When Israeli Prime Minister Benjamin Netanyahu addressed a joint session of Congress on Tuesday, his first audience was the assembly of federal lawmakers and other government dignitaries seated before him. His second audience was President Obama, who was off hobnobbing with the Queen of England, but who, only days earlier, had set out his vision for achieving a resolution to the Israeli-Palestinian conflict. And his third audience was the American Jewish community. People like me.

Israel's PM Binyamin Netanyahu addresses US Congress
Israel’s PM Binyamin Netanyahu told US Congress: ‘It’s time for President Abbas to stand before his people and say:
I will accept a Jewish state – with those words, I will be prepared to make a far-reaching compromise.’ Photograph: Jason Reed/Reuters

Judging from the extraordinarily warm welcome he received in the Capitol building – by my count, there were 30 standing ovations, including the applause that greeted his entrance and the conclusion of his speech – Netanyahu easily won over the Congress with his passionate defence of Israel as America’s most trusted ally in the convulsive Middle East.

But whether the prime minister’s spirited defence of the status quo and his reluctance to offer a way back to the negotiating table will be received well by the White House is an open question. And that puts American Jews in a difficult, uncomfortable situation.

Jews in the United States do not like finding themselves in the position of choosing between their president and the prime minister of Israel. No matter who is in the White House, no matter who is in charge of the government in Jerusalem, we like to see consensus, a smooth connection, the enunciation not just of shared values, but a shared approach to geopolitical challenges.
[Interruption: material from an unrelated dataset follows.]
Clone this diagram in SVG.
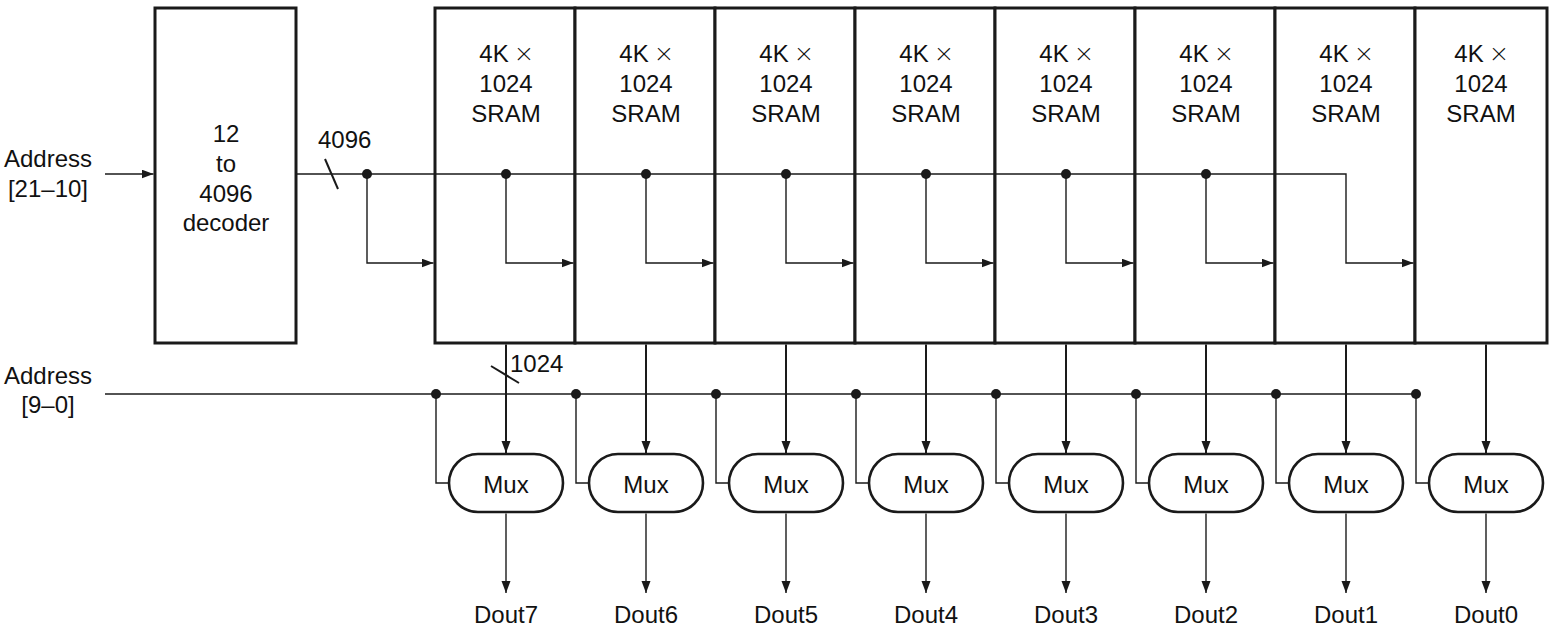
<svg xmlns="http://www.w3.org/2000/svg" width="1552" height="630" viewBox="0 0 1552 630">
<style>
text { font-family: "Liberation Sans", Arial, sans-serif; font-size: 24px; fill: #111; }
.c { text-anchor: middle; }
.x { font-family: Lato, "Liberation Sans", sans-serif; font-weight: 300; font-size: 30px; }
.box { fill: #fff; stroke: #1a1a1a; stroke-width: 3; }
.mux { fill: #fff; stroke: #1a1a1a; stroke-width: 2.6; }
.w { fill: none; stroke: #1a1a1a; stroke-width: 1.4; }
.wb { fill: none; stroke: #1a1a1a; stroke-width: 2; }
.dot { fill: #1a1a1a; }
</style>
<defs>
<marker id="ah" markerUnits="userSpaceOnUse" markerWidth="13" markerHeight="10" refX="12" refY="4.5" orient="auto">
<path d="M0,0 L12,4.5 L0,9 z" fill="#1a1a1a"/>
</marker>
</defs>
<rect width="1552" height="630" fill="#fff"/>

<g id="decoder">
<rect class="box" x="155" y="8" width="141" height="335"/>
<text class="c" x="226" y="142">12</text>
<text class="c" x="226" y="172">to</text>
<text class="c" x="226" y="202">4096</text>
<text class="c" x="226" y="231">decoder</text>
</g>

<g id="sram7"><rect class="box" x="435" y="8" width="140" height="335"/><text class="c" x="506" y="62">4K <tspan class="x" dy="2">×</tspan></text><text class="c" x="506" y="92">1024</text><text class="c" x="506" y="122">SRAM</text></g>
<g id="sram6"><rect class="box" x="575" y="8" width="140" height="335"/><text class="c" x="646" y="62">4K <tspan class="x" dy="2">×</tspan></text><text class="c" x="646" y="92">1024</text><text class="c" x="646" y="122">SRAM</text></g>
<g id="sram5"><rect class="box" x="715" y="8" width="140" height="335"/><text class="c" x="786" y="62">4K <tspan class="x" dy="2">×</tspan></text><text class="c" x="786" y="92">1024</text><text class="c" x="786" y="122">SRAM</text></g>
<g id="sram4"><rect class="box" x="855" y="8" width="140" height="335"/><text class="c" x="926" y="62">4K <tspan class="x" dy="2">×</tspan></text><text class="c" x="926" y="92">1024</text><text class="c" x="926" y="122">SRAM</text></g>
<g id="sram3"><rect class="box" x="995" y="8" width="140" height="335"/><text class="c" x="1066" y="62">4K <tspan class="x" dy="2">×</tspan></text><text class="c" x="1066" y="92">1024</text><text class="c" x="1066" y="122">SRAM</text></g>
<g id="sram2"><rect class="box" x="1135" y="8" width="140" height="335"/><text class="c" x="1206" y="62">4K <tspan class="x" dy="2">×</tspan></text><text class="c" x="1206" y="92">1024</text><text class="c" x="1206" y="122">SRAM</text></g>
<g id="sram1"><rect class="box" x="1275" y="8" width="140" height="335"/><text class="c" x="1346" y="62">4K <tspan class="x" dy="2">×</tspan></text><text class="c" x="1346" y="92">1024</text><text class="c" x="1346" y="122">SRAM</text></g>
<g id="sram0"><rect class="box" x="1415" y="8" width="132" height="335"/><text class="c" x="1481" y="62">4K <tspan class="x" dy="2">×</tspan></text><text class="c" x="1481" y="92">1024</text><text class="c" x="1481" y="122">SRAM</text></g>

<g id="mux7"><rect class="mux" x="449" y="454" width="114" height="58" rx="29"/><text class="c" x="506" y="493">Mux</text></g>
<g id="mux6"><rect class="mux" x="589" y="454" width="114" height="58" rx="29"/><text class="c" x="646" y="493">Mux</text></g>
<g id="mux5"><rect class="mux" x="729" y="454" width="114" height="58" rx="29"/><text class="c" x="786" y="493">Mux</text></g>
<g id="mux4"><rect class="mux" x="869" y="454" width="114" height="58" rx="29"/><text class="c" x="926" y="493">Mux</text></g>
<g id="mux3"><rect class="mux" x="1009" y="454" width="114" height="58" rx="29"/><text class="c" x="1066" y="493">Mux</text></g>
<g id="mux2"><rect class="mux" x="1149" y="454" width="114" height="58" rx="29"/><text class="c" x="1206" y="493">Mux</text></g>
<g id="mux1"><rect class="mux" x="1289" y="454" width="114" height="58" rx="29"/><text class="c" x="1346" y="493">Mux</text></g>
<g id="mux0"><rect class="mux" x="1429" y="454" width="114" height="58" rx="29"/><text class="c" x="1486" y="493">Mux</text></g>

<g id="labels">
<text class="c" x="48" y="167">Address</text>
<text class="c" x="48" y="197">[21–10]</text>
<text class="c" x="48" y="384">Address</text>
<text class="c" x="48" y="413">[9–0]</text>
<text x="318" y="148">4096</text>
<text x="510" y="372">1024</text>
<text class="c" x="506" y="623">Dout7</text>
<text class="c" x="646" y="623">Dout6</text>
<text class="c" x="786" y="623">Dout5</text>
<text class="c" x="926" y="623">Dout4</text>
<text class="c" x="1066" y="623">Dout3</text>
<text class="c" x="1206" y="623">Dout2</text>
<text class="c" x="1346" y="623">Dout1</text>
<text class="c" x="1486" y="623">Dout0</text>
</g>

<g id="connectors">
<path class="w" d="M105,174 H153.5" marker-end="url(#ah)"/>
<path class="w" d="M296,174 H1346 V263 H1413.5" marker-end="url(#ah)"/>
<path class="wb" d="M325,159 L338,189"/>
<path class="w" d="M367,174 V263 H433.5" marker-end="url(#ah)"/>
<path class="w" d="M506,174 V263 H573.5" marker-end="url(#ah)"/>
<path class="w" d="M646,174 V263 H713.5" marker-end="url(#ah)"/>
<path class="w" d="M786,174 V263 H853.5" marker-end="url(#ah)"/>
<path class="w" d="M926,174 V263 H993.5" marker-end="url(#ah)"/>
<path class="w" d="M1066,174 V263 H1133.5" marker-end="url(#ah)"/>
<path class="w" d="M1206,174 V263 H1273.5" marker-end="url(#ah)"/>
<g class="dot">
<circle cx="367" cy="174" r="5"/><circle cx="506" cy="174" r="5"/><circle cx="646" cy="174" r="5"/><circle cx="786" cy="174" r="5"/><circle cx="926" cy="174" r="5"/><circle cx="1066" cy="174" r="5"/><circle cx="1206" cy="174" r="5"/>
</g>

<path class="w" d="M105,394 H1417"/>
<path class="w" d="M436,394 V483 H449"/>
<path class="w" d="M576,394 V483 H589"/>
<path class="w" d="M716,394 V483 H729"/>
<path class="w" d="M856,394 V483 H869"/>
<path class="w" d="M996,394 V483 H1009"/>
<path class="w" d="M1136,394 V483 H1149"/>
<path class="w" d="M1276,394 V483 H1289"/>
<path class="w" d="M1416,394 V483 H1429"/>
<g class="dot">
<circle cx="436" cy="394" r="5"/><circle cx="576" cy="394" r="5"/><circle cx="716" cy="394" r="5"/><circle cx="856" cy="394" r="5"/><circle cx="996" cy="394" r="5"/><circle cx="1136" cy="394" r="5"/><circle cx="1276" cy="394" r="5"/><circle cx="1416" cy="394" r="5"/>
</g>

<path class="wb" d="M506,344.5 V453" marker-end="url(#ah)"/>
<path class="wb" d="M646,344.5 V453" marker-end="url(#ah)"/>
<path class="wb" d="M786,344.5 V453" marker-end="url(#ah)"/>
<path class="wb" d="M926,344.5 V453" marker-end="url(#ah)"/>
<path class="wb" d="M1066,344.5 V453" marker-end="url(#ah)"/>
<path class="wb" d="M1206,344.5 V453" marker-end="url(#ah)"/>
<path class="wb" d="M1346,344.5 V453" marker-end="url(#ah)"/>
<path class="wb" d="M1486,344.5 V453" marker-end="url(#ah)"/>
<path class="wb" d="M491,366 L519,383"/>

<path class="w" d="M506,513.5 V593" marker-end="url(#ah)"/>
<path class="w" d="M646,513.5 V593" marker-end="url(#ah)"/>
<path class="w" d="M786,513.5 V593" marker-end="url(#ah)"/>
<path class="w" d="M926,513.5 V593" marker-end="url(#ah)"/>
<path class="w" d="M1066,513.5 V593" marker-end="url(#ah)"/>
<path class="w" d="M1206,513.5 V593" marker-end="url(#ah)"/>
<path class="w" d="M1346,513.5 V593" marker-end="url(#ah)"/>
<path class="w" d="M1486,513.5 V593" marker-end="url(#ah)"/>
</g>
</svg>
In the two years since Netanyahu cobbled together a rightwing coalition in Israel, and came up against an American president scrambling to improve his nation’s image in the Muslim world, that smooth connection got awfully bumpy at times. I fear the impasse is only growing.

It need not be this way. Obama’s speech last Thursday at the state department outlining his administration’s response to the so-called Arab Spring contained a ringing defence of Israel’s continued security and a stinging rebuke to Hamas, the terrorist organisation that rules Gaza and recently signalled an alliance with the Palestinian Authority. Obama plainly defended Israel’s right to exist and its place in the community of nations, pledging to resist attempts to “delegitimise” the homeland of the Jews. And he promised to work against a unilateral declaration of statehood that Palestinian leaders intend to put before the United Nations in September.

But the president also stated out loud what every president (and many Israeli officials) of the last two decades have acknowledged: the borders of Israel before the 1967 war, before the 43-year occupation, are the starting point for negotiations with Palestinians. The starting point, not the conclusion, as Obama also called for “land swaps” that, again, have long been an accepted mechanism for dividing the contested land. And he unequivocally stated that maintaining the status quo was not a wise option in a region that has been shaken to its core by revolutionary stirrings for democracy.

Netanyahu must have known that the stern conditions for peace talks that he enunciated Tuesday were framed in such a way to leave little diplomatic space for the Palestinians. His narrative placed all the blame on them for the current impasse. He pledged that Jerusalem will remain entirely under Israeli sovereignty. He flat out denied that Palestinians have any claim on the land that is now Israel. He vowed to keep a military presence along the Jordan River. And while he promised he’d make “far reaching compromises” in the interests of peace, it’s unclear what that could mean when so much is off the table.

And so, for those American Jews who were hoping that this week’s string of public pronouncements would lead to a breakthrough, Netanyahu’s defiant stance puts us in a heart-wrenching conundrum. We can choose to support his view of the world, in which an aggrieved Israel bears no responsibility for the occupation and for the impasse in negotiations – and many American Jews will. They will side with him and the Republicans in Congress who offered him this unusual platform without, of course, any reciprocal chance to hear another point of view.

But I don’t believe that all or even most American Jews share that position. Most of us want don’t want further procrastination but an end to the conflict, which has stained Israel’s moral standing in the way that occupation and continued violence does to anyone. Most of us dread what will happen in September, if the UN vote is successful and Israel will become even more isolated and demonised.

Most of us, I bet, hoped that Netanyahu would have issued a bold, creative speech that would have moved the process forward, safeguarding Israel’s security as he must, but also recognising the cogent, entirely reasonable requests from the president of the United States.

You are making us choose, Prime Minister Netanyahu. Please don’t.